El asunto sobrepasa el nivel íntimo y personal y convierte la sociedad en una sociedad de conformes. Al fin y al cabo, como sociedad, somos la sumatoria de los individuos y si éstos actúan de forma resignada –cuando no francamente pesimista-, el panorama es tan sombrío como el que hoy vemos en muchos sentidos como nación.
Me voy lejos: en el siglo XIX fuimos como Gran Colombia un país con un potencial inmenso. Así lo pensó Bolívar, así lo entendió y murió sin ser capaz de convencer a sus compatriotas que dividir el territorio no era buena idea. En lugar de pensar en grande como el Libertador, nuestros antepasados decidieron despedazar todo, despreciar las virtudes y ventajas de la grandeza y cambiarlas por las inseguridades y comodidades de lo minúsculo.
Cuando en el siglo XX el país invirtió en ferrocarriles (donde se gastó parte de la plata que recibió por el “negocio” de Panamá), lo hizo para la época, no para el futuro. Volvimos a pensar en pequeño. Hoy, cuando el gobierno intenta resucitar ese sistema de transporte, ve difícil por no decir imposible, pasar de la trocha estrecha que tenemos a la trocha amplia que necesitamos.
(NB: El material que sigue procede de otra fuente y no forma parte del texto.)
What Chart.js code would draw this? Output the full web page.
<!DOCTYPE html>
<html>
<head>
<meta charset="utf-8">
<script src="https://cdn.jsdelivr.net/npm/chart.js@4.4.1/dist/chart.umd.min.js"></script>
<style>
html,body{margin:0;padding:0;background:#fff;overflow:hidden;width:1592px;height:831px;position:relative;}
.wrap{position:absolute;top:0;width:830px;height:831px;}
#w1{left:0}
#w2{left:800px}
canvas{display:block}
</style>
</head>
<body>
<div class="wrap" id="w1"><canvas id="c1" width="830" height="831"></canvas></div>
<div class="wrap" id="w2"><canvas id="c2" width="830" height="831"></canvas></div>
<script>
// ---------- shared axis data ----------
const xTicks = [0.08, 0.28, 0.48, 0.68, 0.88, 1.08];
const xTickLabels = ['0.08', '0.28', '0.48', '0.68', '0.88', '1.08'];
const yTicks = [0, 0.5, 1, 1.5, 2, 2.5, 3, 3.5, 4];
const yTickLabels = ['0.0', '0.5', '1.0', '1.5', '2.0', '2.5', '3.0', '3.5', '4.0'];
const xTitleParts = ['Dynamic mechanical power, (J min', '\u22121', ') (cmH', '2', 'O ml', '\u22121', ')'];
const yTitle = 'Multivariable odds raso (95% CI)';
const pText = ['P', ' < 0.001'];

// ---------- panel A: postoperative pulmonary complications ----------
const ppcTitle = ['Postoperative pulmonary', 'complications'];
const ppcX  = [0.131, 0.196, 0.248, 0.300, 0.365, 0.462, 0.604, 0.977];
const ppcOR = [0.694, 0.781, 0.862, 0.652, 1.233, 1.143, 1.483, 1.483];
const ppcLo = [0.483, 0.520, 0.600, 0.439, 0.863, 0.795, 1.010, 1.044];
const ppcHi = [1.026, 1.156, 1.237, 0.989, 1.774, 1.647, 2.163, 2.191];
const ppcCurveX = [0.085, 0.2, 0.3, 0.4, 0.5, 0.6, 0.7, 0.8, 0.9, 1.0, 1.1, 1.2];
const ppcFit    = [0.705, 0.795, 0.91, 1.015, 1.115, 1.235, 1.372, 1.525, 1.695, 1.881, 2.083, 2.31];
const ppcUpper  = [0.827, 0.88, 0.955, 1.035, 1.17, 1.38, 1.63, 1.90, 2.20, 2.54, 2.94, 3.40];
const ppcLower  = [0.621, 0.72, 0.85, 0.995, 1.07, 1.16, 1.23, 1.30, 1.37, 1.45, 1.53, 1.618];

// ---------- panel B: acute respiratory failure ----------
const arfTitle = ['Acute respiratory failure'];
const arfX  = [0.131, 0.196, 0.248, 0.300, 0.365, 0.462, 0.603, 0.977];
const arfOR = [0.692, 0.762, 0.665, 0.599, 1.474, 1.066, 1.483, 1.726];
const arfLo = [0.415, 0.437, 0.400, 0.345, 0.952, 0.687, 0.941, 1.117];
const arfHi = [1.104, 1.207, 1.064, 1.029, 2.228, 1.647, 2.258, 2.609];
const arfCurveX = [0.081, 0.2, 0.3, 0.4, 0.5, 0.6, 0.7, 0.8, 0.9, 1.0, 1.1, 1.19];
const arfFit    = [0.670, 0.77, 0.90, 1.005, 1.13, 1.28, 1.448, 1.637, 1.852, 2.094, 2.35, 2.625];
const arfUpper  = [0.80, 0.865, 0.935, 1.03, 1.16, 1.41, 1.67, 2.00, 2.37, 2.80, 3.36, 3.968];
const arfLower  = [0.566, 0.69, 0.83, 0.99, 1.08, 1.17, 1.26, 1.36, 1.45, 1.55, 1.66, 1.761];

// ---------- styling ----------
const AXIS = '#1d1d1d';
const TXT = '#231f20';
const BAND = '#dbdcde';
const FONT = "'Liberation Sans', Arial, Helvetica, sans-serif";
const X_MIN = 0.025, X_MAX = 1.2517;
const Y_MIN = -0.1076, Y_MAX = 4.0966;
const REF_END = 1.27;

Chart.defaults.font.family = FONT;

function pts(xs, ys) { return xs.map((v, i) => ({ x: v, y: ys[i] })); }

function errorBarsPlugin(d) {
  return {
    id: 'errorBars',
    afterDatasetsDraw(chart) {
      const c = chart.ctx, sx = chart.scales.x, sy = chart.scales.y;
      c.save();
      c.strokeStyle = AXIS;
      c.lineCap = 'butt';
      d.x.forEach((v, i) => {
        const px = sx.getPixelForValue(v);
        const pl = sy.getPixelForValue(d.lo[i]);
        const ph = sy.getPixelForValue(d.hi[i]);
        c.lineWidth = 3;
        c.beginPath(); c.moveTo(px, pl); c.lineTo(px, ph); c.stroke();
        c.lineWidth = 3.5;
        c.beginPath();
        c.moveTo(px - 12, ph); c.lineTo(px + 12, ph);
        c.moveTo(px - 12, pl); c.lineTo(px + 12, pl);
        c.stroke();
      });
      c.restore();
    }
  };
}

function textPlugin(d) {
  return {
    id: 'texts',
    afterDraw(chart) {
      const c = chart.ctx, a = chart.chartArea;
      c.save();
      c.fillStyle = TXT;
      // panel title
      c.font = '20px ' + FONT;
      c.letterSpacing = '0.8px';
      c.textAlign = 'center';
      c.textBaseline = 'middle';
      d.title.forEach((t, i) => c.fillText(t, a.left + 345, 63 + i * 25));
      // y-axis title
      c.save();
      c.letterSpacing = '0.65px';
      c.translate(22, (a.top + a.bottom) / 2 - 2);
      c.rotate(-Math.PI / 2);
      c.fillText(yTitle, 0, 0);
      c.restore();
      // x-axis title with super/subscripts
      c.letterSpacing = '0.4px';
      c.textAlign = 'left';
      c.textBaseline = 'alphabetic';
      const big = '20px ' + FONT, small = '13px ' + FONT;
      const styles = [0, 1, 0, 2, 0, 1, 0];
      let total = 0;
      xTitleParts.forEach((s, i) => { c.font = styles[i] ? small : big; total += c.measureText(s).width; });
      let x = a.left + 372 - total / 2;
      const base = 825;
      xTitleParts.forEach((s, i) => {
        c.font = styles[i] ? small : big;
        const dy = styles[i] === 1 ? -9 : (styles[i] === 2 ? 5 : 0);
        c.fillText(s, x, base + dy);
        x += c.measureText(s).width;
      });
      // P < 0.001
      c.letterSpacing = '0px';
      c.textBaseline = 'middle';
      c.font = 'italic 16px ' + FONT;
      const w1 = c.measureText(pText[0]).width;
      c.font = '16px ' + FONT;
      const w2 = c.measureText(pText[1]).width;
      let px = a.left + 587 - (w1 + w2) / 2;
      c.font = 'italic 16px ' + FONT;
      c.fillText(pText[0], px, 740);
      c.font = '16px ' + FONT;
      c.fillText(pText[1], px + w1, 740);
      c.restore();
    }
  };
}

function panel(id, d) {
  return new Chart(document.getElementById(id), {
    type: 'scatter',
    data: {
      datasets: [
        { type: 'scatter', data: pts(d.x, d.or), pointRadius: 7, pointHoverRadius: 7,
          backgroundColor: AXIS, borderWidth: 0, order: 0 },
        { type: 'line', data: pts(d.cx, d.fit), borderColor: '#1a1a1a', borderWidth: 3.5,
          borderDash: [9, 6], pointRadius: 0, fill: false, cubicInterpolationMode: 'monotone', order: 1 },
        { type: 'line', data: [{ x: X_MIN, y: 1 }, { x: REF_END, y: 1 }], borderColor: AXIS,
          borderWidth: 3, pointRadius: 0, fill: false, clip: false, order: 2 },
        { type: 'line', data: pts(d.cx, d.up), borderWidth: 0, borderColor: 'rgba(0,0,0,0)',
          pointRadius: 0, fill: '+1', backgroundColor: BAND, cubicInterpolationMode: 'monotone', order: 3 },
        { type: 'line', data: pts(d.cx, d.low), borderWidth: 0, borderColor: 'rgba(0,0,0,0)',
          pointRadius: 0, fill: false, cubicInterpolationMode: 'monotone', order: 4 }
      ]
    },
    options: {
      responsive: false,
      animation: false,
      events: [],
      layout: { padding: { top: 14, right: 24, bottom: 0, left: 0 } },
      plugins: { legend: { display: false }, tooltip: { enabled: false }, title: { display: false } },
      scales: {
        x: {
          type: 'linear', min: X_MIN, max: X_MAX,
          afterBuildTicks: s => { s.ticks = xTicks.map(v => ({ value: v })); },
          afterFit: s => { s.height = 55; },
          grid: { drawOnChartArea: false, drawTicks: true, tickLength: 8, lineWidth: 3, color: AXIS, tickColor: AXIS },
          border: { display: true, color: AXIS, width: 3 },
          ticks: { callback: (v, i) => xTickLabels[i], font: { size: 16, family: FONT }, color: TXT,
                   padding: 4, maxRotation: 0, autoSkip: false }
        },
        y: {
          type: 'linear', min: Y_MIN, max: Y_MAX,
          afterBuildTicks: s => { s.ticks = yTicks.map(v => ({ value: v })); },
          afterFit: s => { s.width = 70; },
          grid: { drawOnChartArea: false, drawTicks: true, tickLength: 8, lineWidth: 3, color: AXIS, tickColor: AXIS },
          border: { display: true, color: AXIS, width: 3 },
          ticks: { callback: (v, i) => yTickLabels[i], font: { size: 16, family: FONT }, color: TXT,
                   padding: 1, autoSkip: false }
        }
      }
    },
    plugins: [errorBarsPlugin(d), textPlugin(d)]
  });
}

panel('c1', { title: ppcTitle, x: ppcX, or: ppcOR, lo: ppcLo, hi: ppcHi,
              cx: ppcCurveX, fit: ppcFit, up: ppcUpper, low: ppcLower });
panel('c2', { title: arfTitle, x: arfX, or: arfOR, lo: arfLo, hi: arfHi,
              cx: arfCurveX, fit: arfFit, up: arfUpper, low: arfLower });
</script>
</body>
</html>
El aeropuerto El Dorado es un ejemplo claro que ilustra la diferencia. Cuando se construyó, quedaba tan lejos como deben quedar los aeropuertos de las ciudades, pero Bogotá creció y prácticamente lo rodeó. Hoy, en lugar de estar pensando en serio construir el de Flandes para remplazarlo, seguimos con pañitos de agua tibia mientras los vecinos sufren la tortura del ruido permanente.
Hablando de aeropuertos, hubo un alcalde de Pereira que casi concreta un negocio para que la ciudad se quedara con el aeropuerto de Cartago (Valle), que tiene una de las mejores pistas, pero carece de edificio de pasajeros. En el negocio, Pereira quedaba con dos aeropuertos: Matecaña para aviones pequeños y Cartago para los de mayor envergadura. Al final no hubo acuerdo con Cartago y en el asunto tuvieron mucho que ver concejales de la época que pensaban en talla XS.
No faltará quien acuda a la cautela, a la sensatez, como argumento para obrar con más juicio y pregonen que los barcos en los puertos están seguros olvidando que están hechos para navegar, para retar las aguas y los vientos, para medirse contra la adversidad, para aprender de ella y vencer los obstáculos. La mirada contraria equivale a aquel que no le ha quitado las rueditas de los lados a la llanta trasera del triciclo de hijo: si se las deja, jamás aprenderá a montar en bicicleta.
Se acerca Semana Santa. Buen tiempo para reflexionar sobre retos y ambiciones, sobre miedos y logros, sobre decidir hasta qué nivel queremos llegar siendo monaguillos o queriendo ser Papas.